Post  Vincent Law on Fri Oct 11, 2013 4:17 pm

Pronunciations can confuse the "clear definitions" of homonyms

Although a homonym is a word that has the same pronunciation as another word, but has a different meaning and spelling, this apparently clear and simple definition becomes less stable when we begin to analyze English words in order to classify them. We do not all pronounce words the same way, and these local or reginonal differences in pronunciations may cause word pairs that are homonyms in one area not to be considered as such in others.
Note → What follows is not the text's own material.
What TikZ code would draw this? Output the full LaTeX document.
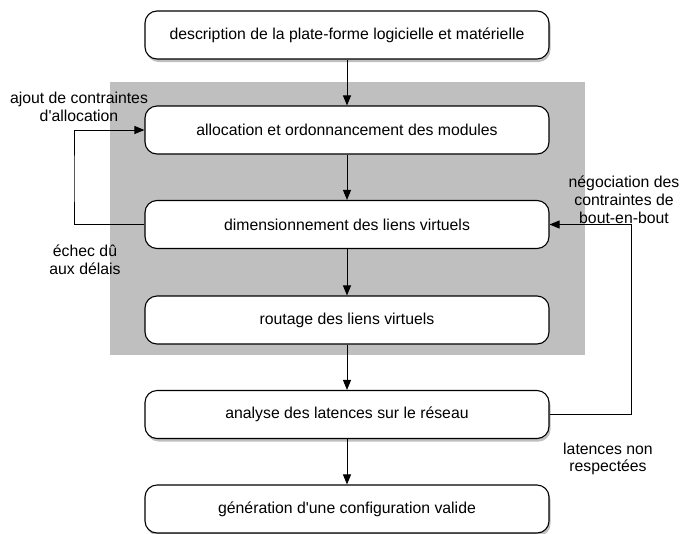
\documentclass[tikz,border=0pt]{standalone}
\usepackage{fontspec}
\newfontfamily\hv{Liberation Sans}
\usetikzlibrary{arrows.meta,shadows}
\begin{document}
\begin{tikzpicture}[x=1pt,y=-1pt,
  box/.style={draw=black,line width=1.1pt,rounded corners=12pt,fill=white,minimum width=404pt,minimum height=48pt,inner sep=0pt,font=\hv\fontsize{15.8}{18}\selectfont},
  shbox/.style={box,drop shadow={shadow xshift=1.5pt,shadow yshift=-3pt,opacity=0.5}},
  arr/.style={line width=0.9pt,-{Triangle[length=10pt,width=8pt]}},
  lbl/.style={align=center,font=\hv\fontsize{15.8}{17.8}\selectfont,inner sep=0pt}]
\useasboundingbox (0,0) rectangle (684,533);
\fill[white] (0,0) rectangle (684,533);
\fill[black!25] (110,82) rectangle (585,355);
\node[shbox] (b1) at (347,35) {description de la plate-forme logicielle et matérielle};
\node[box] (b2) at (347,130) {allocation et ordonnancement des modules};
\node[box] (b3) at (347,224.5) {dimensionnement des liens virtuels};
\node[box] (b4) at (347,320) {routage des liens virtuels};
\node[shbox] (b5) at (347,414.5) {analyse des latences sur le réseau};
\node[shbox] (b6) at (347,509) {génération d'une configuration valide};
\draw[arr] (b1) -- (b2);
\draw[arr] (b2) -- (b3);
\draw[arr] (b3) -- (b4);
\draw[arr] (b4) -- (b5);
\draw[arr] (b5) -- (b6);
\coordinate (lc) at (74,180);
\coordinate (rc) at (631,300);
\draw[arr] (b3.west) -| (lc) |- (b2.west);
\draw[arr] (b5.east) -| (rc) |- (b3.east);
\node[lbl] (l1) at (79,107) {ajout de contraintes\\d'allocation};
\node[lbl] (l2) at (85,260) {échec dû\\aux délais};
\node[lbl] (l3) at (624,200) {négociation des\\contraintes de\\bout-en-bout};
\node[lbl] (l4) at (608,459) {latences non\\respectées};
\end{tikzpicture}
\end{document}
Also, as changes in pronunciation are continually occurring, words that are pronounced the same at one time may not be pronounced the same way at other times. There is, for example, a tendency to reduce the hw pronunciation of wh to w. So, when whale [HWAYL] is commonly pronounced [WAYL], it becomes homonymous with wail, a cry of suffering, and wale, a welt. Similarly, a word like real, which is still shown in most dictionaries as two syllables [REE uhl], tends to be reduced to one syllable, i.e., [REEL], which becomes homonymous with reel. Other common examples are liable—libel, higher—hire, flower—flour, and phial—file.

Since we do not all pronounce words the same way, word pairs in one geographical area may not be homonyms in other locations.

Don't confuse homonyms with homographs:
A homonym should not be confused with a homograph, which is a word having the same spelling as another word, but having a different origin and meaning; for example, mail, meaning letters and mail, meaning armor. Sometimes the term homophone is used instead of homonym, but its usual meaning is a letter or symbol that spells the same sound as another letter or symbol; that is, the c and the k in cork spell the same sound, so they are homophones.